Last year Oxford Dictionaries named ‘post-truth’ 2016’s International Word of the Year defining it as ‘relating to or denoting circumstances in which objective facts are less influential in shaping public opinion than rhetoric that appeals to emotion and personal belief’.
The word was chosen because it spiked in use last year, alongside the phrase post-truth politics, due to the Brexit result of the EU Referendum and the outcome of the US Presidential Election. The post-truth political climate of 2016 was fuelled by the rise of social media as a news source, allowing public opinions formed subjectively based on emotional response, to circulate nationally and even internationally.
Seeing major publications make abrupt claims in their titles to trigger an emotional response without clarifying the objective facts fully, 2016 saw high profile political campaigns that were run off the back of emotional and opinion based stories. Across social media news article titles become click-bait, embodying the post-truth political climate of today.

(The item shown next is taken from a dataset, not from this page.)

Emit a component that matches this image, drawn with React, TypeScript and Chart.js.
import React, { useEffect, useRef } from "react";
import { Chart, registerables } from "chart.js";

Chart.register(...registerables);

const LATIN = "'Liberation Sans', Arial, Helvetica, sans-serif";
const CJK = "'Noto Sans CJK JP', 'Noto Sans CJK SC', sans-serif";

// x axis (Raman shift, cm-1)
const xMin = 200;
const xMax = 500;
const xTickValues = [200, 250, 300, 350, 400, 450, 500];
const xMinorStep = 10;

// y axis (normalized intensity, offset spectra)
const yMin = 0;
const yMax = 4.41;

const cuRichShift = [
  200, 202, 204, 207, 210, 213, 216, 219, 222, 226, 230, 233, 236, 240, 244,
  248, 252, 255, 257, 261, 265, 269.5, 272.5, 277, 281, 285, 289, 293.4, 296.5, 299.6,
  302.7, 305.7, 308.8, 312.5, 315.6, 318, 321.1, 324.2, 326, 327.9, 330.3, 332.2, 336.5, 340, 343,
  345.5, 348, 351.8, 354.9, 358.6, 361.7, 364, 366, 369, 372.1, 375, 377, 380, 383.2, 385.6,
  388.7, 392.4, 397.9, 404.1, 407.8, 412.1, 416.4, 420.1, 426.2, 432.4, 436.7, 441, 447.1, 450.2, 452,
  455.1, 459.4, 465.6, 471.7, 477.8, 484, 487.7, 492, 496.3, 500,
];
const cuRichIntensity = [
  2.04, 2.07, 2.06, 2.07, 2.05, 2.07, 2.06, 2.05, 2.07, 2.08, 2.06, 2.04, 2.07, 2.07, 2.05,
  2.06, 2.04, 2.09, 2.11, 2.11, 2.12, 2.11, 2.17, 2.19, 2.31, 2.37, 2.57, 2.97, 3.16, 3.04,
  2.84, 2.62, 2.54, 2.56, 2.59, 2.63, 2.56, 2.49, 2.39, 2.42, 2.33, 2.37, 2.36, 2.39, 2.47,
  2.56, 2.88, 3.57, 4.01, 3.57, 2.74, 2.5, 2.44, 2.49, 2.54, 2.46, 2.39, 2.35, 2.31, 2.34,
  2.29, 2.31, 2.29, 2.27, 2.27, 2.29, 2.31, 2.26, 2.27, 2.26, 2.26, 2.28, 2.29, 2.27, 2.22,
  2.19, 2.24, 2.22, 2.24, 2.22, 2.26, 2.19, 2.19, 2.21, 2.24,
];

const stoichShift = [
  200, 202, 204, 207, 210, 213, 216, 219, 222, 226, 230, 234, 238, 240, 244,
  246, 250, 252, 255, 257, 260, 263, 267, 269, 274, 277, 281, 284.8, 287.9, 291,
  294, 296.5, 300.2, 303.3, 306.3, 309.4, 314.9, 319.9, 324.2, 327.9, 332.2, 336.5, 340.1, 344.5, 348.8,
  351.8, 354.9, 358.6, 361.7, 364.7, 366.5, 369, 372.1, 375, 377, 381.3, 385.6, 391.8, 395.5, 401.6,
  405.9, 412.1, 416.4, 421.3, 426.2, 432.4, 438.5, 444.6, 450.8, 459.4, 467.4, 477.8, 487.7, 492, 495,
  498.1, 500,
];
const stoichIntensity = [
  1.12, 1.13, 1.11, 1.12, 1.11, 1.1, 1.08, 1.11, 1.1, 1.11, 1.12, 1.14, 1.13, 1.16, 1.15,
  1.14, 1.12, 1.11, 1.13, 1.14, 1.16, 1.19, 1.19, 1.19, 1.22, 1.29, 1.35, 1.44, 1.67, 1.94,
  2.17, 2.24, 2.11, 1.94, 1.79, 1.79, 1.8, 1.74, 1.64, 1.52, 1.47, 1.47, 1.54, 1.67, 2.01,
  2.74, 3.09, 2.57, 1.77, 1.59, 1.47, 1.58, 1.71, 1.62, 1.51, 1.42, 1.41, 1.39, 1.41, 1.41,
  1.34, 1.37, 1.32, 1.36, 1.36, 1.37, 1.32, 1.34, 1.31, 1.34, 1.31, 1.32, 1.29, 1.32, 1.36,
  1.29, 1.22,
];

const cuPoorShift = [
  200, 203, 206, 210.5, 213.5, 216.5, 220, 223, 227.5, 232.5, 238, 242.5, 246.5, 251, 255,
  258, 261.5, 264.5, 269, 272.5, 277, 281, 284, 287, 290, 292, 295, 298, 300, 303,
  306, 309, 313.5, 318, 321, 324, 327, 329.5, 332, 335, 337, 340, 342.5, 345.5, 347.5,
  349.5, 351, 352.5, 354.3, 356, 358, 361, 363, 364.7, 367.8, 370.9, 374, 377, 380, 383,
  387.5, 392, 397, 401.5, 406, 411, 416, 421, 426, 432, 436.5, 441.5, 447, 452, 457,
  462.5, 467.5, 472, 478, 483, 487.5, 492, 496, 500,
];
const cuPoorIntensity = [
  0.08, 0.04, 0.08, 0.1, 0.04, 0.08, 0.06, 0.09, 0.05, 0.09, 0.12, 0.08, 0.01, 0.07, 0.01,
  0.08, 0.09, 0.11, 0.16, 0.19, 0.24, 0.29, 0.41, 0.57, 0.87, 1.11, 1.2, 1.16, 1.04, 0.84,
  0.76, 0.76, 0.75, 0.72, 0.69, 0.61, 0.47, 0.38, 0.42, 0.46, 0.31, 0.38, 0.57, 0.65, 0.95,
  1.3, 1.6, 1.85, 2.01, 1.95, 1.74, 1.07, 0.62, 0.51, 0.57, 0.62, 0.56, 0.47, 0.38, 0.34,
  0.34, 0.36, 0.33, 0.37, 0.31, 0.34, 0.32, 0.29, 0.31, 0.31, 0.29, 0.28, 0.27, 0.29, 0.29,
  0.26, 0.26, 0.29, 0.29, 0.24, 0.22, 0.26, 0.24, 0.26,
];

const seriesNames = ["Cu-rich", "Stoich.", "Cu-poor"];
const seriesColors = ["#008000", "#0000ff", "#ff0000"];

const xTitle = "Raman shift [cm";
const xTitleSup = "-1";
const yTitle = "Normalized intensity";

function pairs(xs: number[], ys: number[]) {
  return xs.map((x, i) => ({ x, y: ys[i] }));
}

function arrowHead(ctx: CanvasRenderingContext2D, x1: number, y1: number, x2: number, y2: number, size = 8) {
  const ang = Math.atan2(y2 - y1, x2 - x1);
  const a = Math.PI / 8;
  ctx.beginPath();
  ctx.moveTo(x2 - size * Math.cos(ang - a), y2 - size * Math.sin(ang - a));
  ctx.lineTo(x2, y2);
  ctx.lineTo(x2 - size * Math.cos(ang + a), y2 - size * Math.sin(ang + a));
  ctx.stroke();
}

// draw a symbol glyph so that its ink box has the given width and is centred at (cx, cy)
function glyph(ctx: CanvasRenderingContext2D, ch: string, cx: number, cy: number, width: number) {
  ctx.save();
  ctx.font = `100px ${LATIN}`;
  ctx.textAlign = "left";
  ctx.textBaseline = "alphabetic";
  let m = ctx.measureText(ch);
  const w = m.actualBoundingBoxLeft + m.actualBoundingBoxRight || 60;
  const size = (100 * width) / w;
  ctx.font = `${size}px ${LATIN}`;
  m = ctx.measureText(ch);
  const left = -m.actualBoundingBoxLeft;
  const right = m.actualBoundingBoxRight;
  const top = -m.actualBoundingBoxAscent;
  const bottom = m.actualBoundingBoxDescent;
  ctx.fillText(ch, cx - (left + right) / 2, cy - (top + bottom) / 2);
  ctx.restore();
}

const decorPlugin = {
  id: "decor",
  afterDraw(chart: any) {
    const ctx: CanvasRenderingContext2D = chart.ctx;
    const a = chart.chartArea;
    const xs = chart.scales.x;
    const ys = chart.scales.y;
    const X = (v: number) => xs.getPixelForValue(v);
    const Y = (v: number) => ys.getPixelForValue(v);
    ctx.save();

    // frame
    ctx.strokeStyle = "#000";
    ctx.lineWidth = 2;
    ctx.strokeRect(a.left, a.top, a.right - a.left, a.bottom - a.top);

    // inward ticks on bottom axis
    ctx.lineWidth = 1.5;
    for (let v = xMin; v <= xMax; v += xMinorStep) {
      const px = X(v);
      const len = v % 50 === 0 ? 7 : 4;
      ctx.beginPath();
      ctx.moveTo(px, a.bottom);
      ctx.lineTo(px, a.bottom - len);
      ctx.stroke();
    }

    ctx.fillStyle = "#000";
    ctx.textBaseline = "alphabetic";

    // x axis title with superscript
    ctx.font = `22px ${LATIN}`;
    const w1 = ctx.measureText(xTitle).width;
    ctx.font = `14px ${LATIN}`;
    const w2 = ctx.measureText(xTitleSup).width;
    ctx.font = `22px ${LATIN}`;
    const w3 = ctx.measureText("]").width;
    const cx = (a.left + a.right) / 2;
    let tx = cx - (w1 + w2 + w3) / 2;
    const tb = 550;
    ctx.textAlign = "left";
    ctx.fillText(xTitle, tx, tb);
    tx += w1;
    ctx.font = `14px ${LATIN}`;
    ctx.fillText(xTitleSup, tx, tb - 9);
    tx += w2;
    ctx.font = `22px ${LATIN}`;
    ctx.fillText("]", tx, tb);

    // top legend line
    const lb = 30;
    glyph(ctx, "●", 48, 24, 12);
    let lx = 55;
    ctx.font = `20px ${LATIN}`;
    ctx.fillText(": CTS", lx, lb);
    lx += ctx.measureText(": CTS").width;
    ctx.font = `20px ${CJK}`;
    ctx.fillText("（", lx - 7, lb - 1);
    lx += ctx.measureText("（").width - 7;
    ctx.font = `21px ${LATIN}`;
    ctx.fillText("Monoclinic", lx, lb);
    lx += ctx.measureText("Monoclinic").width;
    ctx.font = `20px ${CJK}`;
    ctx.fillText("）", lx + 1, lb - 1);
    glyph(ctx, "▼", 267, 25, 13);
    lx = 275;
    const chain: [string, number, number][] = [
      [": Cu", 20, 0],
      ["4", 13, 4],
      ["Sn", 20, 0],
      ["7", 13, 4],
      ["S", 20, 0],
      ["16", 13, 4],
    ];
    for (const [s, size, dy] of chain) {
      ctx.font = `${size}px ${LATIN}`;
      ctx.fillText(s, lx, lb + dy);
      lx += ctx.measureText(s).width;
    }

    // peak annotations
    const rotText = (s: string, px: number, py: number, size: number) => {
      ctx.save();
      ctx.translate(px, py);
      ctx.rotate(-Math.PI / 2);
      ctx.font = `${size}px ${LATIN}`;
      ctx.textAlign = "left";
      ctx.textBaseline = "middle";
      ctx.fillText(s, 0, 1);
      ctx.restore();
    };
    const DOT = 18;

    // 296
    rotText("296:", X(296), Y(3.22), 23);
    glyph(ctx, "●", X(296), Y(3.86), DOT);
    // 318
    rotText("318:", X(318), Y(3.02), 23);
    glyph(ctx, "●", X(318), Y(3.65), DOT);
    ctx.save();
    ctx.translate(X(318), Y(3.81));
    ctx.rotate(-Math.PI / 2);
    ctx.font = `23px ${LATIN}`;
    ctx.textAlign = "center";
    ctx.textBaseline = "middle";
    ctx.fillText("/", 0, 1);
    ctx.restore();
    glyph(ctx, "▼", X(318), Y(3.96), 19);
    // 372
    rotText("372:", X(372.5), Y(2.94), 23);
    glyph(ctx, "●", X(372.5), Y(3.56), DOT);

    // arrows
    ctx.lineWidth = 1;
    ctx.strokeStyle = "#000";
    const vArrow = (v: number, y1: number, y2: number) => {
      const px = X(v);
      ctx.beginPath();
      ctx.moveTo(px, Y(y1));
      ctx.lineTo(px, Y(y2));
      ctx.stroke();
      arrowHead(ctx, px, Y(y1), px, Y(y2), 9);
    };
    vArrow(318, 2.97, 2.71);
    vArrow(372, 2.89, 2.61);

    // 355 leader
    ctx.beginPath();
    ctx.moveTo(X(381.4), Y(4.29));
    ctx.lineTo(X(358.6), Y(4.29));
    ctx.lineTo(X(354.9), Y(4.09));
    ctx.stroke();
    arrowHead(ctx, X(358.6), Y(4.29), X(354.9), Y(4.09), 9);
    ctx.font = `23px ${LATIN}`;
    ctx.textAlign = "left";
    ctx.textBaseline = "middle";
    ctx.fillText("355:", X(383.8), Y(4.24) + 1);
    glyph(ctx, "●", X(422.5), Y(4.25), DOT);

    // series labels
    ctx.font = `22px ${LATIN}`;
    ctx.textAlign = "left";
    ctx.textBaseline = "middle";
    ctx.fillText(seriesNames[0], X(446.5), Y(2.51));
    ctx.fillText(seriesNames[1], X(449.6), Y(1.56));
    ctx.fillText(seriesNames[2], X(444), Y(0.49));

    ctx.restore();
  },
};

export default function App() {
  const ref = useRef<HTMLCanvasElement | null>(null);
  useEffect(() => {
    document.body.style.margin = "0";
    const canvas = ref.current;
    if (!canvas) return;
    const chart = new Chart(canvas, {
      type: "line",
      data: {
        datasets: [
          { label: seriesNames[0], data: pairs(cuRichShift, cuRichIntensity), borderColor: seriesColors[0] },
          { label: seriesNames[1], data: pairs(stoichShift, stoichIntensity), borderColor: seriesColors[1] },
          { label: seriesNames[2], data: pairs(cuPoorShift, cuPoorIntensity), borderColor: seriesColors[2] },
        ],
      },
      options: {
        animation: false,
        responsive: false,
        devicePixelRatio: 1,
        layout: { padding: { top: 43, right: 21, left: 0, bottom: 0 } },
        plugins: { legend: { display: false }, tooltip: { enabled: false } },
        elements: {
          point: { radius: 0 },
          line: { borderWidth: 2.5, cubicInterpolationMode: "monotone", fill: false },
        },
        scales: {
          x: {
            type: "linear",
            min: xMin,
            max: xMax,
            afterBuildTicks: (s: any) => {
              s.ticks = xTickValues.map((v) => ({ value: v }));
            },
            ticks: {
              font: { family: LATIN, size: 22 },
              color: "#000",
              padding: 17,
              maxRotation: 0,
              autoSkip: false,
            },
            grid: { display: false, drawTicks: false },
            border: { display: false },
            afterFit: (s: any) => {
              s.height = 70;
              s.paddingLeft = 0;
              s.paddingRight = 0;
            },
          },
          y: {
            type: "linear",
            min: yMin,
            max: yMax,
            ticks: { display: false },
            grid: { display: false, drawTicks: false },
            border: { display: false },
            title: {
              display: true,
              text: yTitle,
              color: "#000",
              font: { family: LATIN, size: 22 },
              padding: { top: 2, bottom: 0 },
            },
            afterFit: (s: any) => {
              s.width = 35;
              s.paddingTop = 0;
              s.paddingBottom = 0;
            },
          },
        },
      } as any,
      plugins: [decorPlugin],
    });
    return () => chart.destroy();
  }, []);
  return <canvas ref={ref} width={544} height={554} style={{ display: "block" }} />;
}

How then does Jackie, a biopic set in 1963, reflect the post-truth political landscape of today? The biopic follows bereaved widow Jackie Bouvier Kennedy (Natalie Portman) following the assassination of her husband President John Fitzgerald Kennedy. Unlike most widows, her grieving process was heavily televised.
The film is preoccupied by television, exploring its link between politics and the people. Throughout the flashbacks of Jackie and her husband’s time together, there is the black and white footage of ‘A Tour of the White House with Mrs. John F. Kennedy’, a documentary that aired in 1962. Jackie is encouraged in these scenes by her husband’s team to call the White House the ‘people’s house’. The film examines how political advantage relies on the public feeling that their voice is important in the social landscape.

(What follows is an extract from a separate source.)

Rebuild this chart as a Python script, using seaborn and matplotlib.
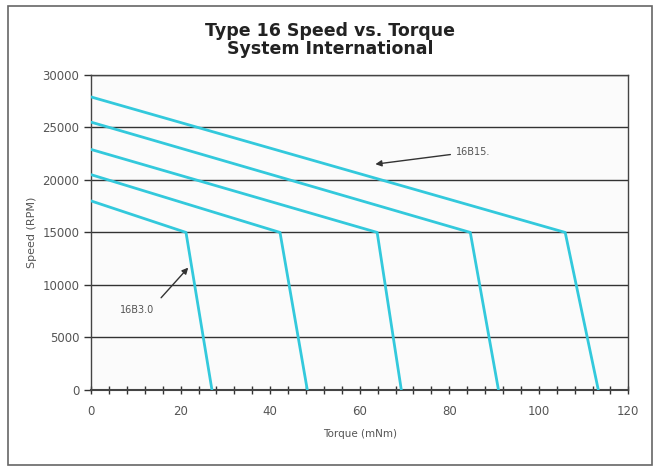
import pandas as pd
import matplotlib.pyplot as plt
import seaborn as sns
from matplotlib.ticker import MultipleLocator
from matplotlib.patches import Rectangle

# Speed/torque curves: no-load speed -> knee at 15000 rpm -> stall
motors = ["16B3.0", "16B6.0", "16B9.0", "16B12.", "16B15."]
no_load_speed = [18000, 20500, 22900, 25500, 27900]
knee_torque = [21.2, 42.2, 63.9, 84.7, 105.9]
knee_speed = [15000, 15000, 15000, 15000, 15000]
stall_torque = [27.0, 48.3, 69.3, 91.0, 113.3]

rows = []
for m, s0, kt, ks, st in zip(motors, no_load_speed, knee_torque, knee_speed, stall_torque):
    rows += [(m, 0, s0), (m, kt, ks), (m, st, 0)]
df = pd.DataFrame(rows, columns=["motor", "torque", "speed"])

sns.set_style("white")
plt.rcParams['font.family'] = ['DejaVu Sans']

fig = plt.figure(figsize=(6.6, 4.71), dpi=100)
ax = fig.add_axes([0.138, 0.172, 0.814, 0.669])
ax.set_facecolor("#fbfbfb")

sns.lineplot(data=df, x="torque", y="speed", hue="motor", units="motor",
             estimator=None, sort=False, palette=["#33c9dc"] * 5,
             linewidth=2.0, legend=False, ax=ax, zorder=3)

ax.set_xlim(0, 120)
ax.set_ylim(0, 30000)
ax.xaxis.set_major_locator(MultipleLocator(20))
ax.xaxis.set_minor_locator(MultipleLocator(4))
ax.yaxis.set_major_locator(MultipleLocator(5000))
ax.yaxis.grid(True, color="#333333", linewidth=1.0)
ax.xaxis.grid(False)
ax.tick_params(axis="x", which="both", direction="inout", length=6, width=1,
               color="#333333", labelsize=8.5, labelcolor="#555555", pad=8,
               bottom=True)
ax.tick_params(axis="y", which="major", direction="out", length=5, width=1,
               color="#333333", labelsize=8.5, labelcolor="#555555", left=True)
for sp in ax.spines.values():
    sp.set_color("#444444")
    sp.set_linewidth(1.0)
ax.spines["bottom"].set_linewidth(1.5)

ax.set_xlabel("Torque (mNm)", fontsize=7.5, color="#555555", labelpad=8)
ax.set_ylabel("Speed (RPM)", fontsize=8, color="#555555", labelpad=4)

fig.text(0.5, 0.915, "Type 16 Speed vs. Torque\nSystem International",
         ha="center", va="center", fontsize=12.5, fontweight="bold",
         color="#222222", linespacing=1.05)

ax.annotate("16B15.", xy=(63.5, 21500), xytext=(81.6, 22700),
            fontsize=7, color="#555555", va="center", ha="left",
            arrowprops=dict(arrowstyle="-|>", color="#333333", lw=1,
                            mutation_scale=9, shrinkA=2, shrinkB=0))
ax.annotate("16B3.0", xy=(21.7, 11650), xytext=(6.5, 7600),
            fontsize=7, color="#555555", va="center", ha="left",
            arrowprops=dict(arrowstyle="-|>", color="#333333", lw=1,
                            mutation_scale=9, shrinkA=4, shrinkB=0,
                            relpos=(1.0, 1.0)))

fig.patches.append(Rectangle((0.012, 0.012), 0.976, 0.975, transform=fig.transFigure,
                             fill=False, edgecolor="#666666", linewidth=1.2))

fig.savefig("out.png", dpi=100)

One scene shows Kennedy speaking of the importance of television, a technology which allows the public to see for themselves history and news as it happens, advocating the importance of emotion and personal responses in politics. Television, still a fairly new edition to family homes in the 1960s, reflects what has happened with advancing technology in relation to news and politics since.

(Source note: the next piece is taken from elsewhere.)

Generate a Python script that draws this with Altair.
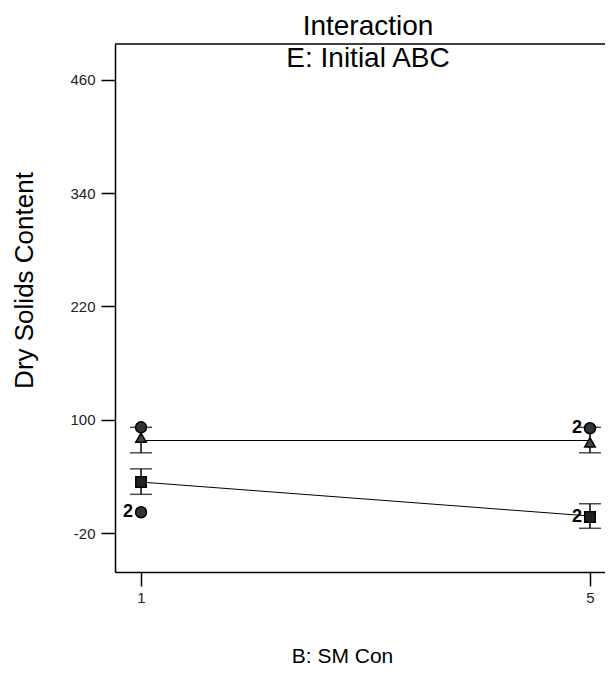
import altair as alt
import pandas as pd

# ---- data ----
x_levels = [1, 5]
series_names = ["E-", "E+"]
pred_low = [34, -2]          # lower line (square markers)
pred_high = [78, 78]         # upper line (triangle markers)
low_bar_top = [48, 11]
low_bar_bot = [21, -15]
high_bar_top = [92, 92]
high_bar_bot = [65, 65]
square_y = [34, -3]
triangle_y = [81, 76]
circle_x = [1, 1, 5]
circle_y = [92, 2, 91]
circle_lbl = ["", "2", "2"]
square_lbl = ["", "2"]
y_ticks = [-20, 100, 220, 340, 460]
x_ticks = [1, 5]

FONT = "Liberation Sans"

lines = pd.DataFrame({
    "x": x_levels + x_levels,
    "y": pred_low + pred_high,
    "s": [series_names[0]] * 2 + [series_names[1]] * 2,
})
bars = pd.DataFrame({
    "x": x_levels + x_levels,
    "top": low_bar_top + high_bar_top,
    "bot": low_bar_bot + high_bar_bot,
})
squares = pd.DataFrame({"x": x_levels, "y": square_y, "lbl": square_lbl})
triangles = pd.DataFrame({"x": x_levels, "y": triangle_y})
circles = pd.DataFrame({"x": circle_x, "y": circle_y, "lbl": circle_lbl})

xs = alt.Scale(domain=[0.768, 5.134], nice=False, zero=False)
ys = alt.Scale(domain=[-61.3, 498.1], nice=False, zero=False)

common = dict(grid=False, tickSize=14, tickColor="black", tickWidth=1.5, domainColor="black",
              domainWidth=1.5, labelFontSize=15, labelColor="#222", labelFont=FONT,
              titleFont=FONT, titleFontWeight="normal", titleColor="black",
              labelExpr="'' + datum.value")
xaxis = alt.Axis(
    values=x_ticks, title="B:  SM Con", labelPadding=4,
    titleX=227, titleY=84, titleBaseline="middle", titleAlign="center",
    titleFontSize=21, **common)
yaxis = alt.Axis(
    values=y_ticks, title="Dry Solids Content", labelPadding=6,
    titleX=-91, titleY=236, titleBaseline="middle", titleAlign="center", titleAngle=270,
    titleFontSize=26, **common)

xenc = alt.X("x:Q", scale=xs, axis=xaxis)
yenc = lambda f: alt.Y(f, scale=ys, axis=yaxis)

frame_top = alt.Chart(pd.DataFrame({"a": [0]})).mark_rule(color="black", strokeWidth=1.5).encode(
    x=alt.value(0), x2=alt.value(490), y=alt.value(0))

line_layer = alt.Chart(lines).mark_line(color="black", strokeWidth=1).encode(
    x=xenc, y=yenc("y:Q"), detail="s:N")

bar_layer = alt.Chart(bars).mark_rule(color="black", strokeWidth=1.5).encode(
    x=xenc, y=yenc("top:Q"), y2="bot:Q")
cap_top = alt.Chart(bars).mark_tick(orient="horizontal", size=22, thickness=1.5, color="black").encode(
    x=xenc, y=yenc("top:Q"))
cap_bot = alt.Chart(bars).mark_tick(orient="horizontal", size=22, thickness=1.5, color="black").encode(
    x=xenc, y=yenc("bot:Q"))

sq_layer = alt.Chart(squares).mark_point(shape="square", size=110, filled=True, color="#222",
                                         stroke="black", strokeWidth=1.5, opacity=1).encode(
    x=xenc, y=yenc("y:Q"))
tri_layer = alt.Chart(triangles).mark_point(shape="triangle-up", size=110, filled=True, color="#444",
                                            stroke="black", strokeWidth=1.5, opacity=1).encode(
    x=xenc, y=yenc("y:Q"))
circ_layer = alt.Chart(circles).mark_point(shape="circle", size=120, filled=True, color="#333",
                                           stroke="black", strokeWidth=1.5, opacity=1).encode(
    x=xenc, y=yenc("y:Q"))
circ_txt = alt.Chart(circles).mark_text(dx=-13, fontSize=18, fontWeight="bold", font=FONT,
                                        color="black").encode(
    x=xenc, y=yenc("y:Q"), text="lbl:N")
sq_txt = alt.Chart(squares).mark_text(dx=-13, fontSize=18, fontWeight="bold", font=FONT,
                                      color="black").encode(
    x=xenc, y=yenc("y:Q"), text="lbl:N")

chart = alt.layer(
    frame_top, line_layer, bar_layer, cap_top, cap_bot, tri_layer, circ_layer, sq_layer,
    circ_txt, sq_txt
).properties(
    width=490, height=528,
    background="white",
    autosize=alt.AutoSizeParams(type="none"),
    padding={"left": 107, "top": 36, "right": 0, "bottom": 100},
    title=alt.TitleParams(
        text="Interaction", subtitle="E: Initial ABC", fontSize=28, subtitleFontSize=28,
        font=FONT, subtitleFont=FONT, fontWeight="normal", color="black",
        subtitleColor="black", anchor="middle", frame="group", offset=-30, dx=8,
        subtitlePadding=4),
).configure_view(stroke=None)

chart.save("out.html", embed_options={"renderer": "svg", "actions": False})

Throughout the film, we see Jackie manipulate the public and a journalist to achieve the desired response of sympathy for the Kennedys’ presidential legacy of Camelot. Flash-forward to now, a time where all eyes are on America and the new Trump presidency, a president well versed in the spectacle of the media. Jackie not only holds a mirror to history as myth but draws parallels with modern day and how the media is writing history as we speak, a warning that not everything you read is truth. This is what we now identify as post-truth – the waters are muddied with the pride and fame which are used to craft a legacy.
In Jackie, the 35th US president is a spectre in the peripheral of the film, yet it puts the political climate of today at the forefront along with the current US president. Jackie reminds us that political figures are not afraid to rely on your emotional inclinations to manipulate a desired response.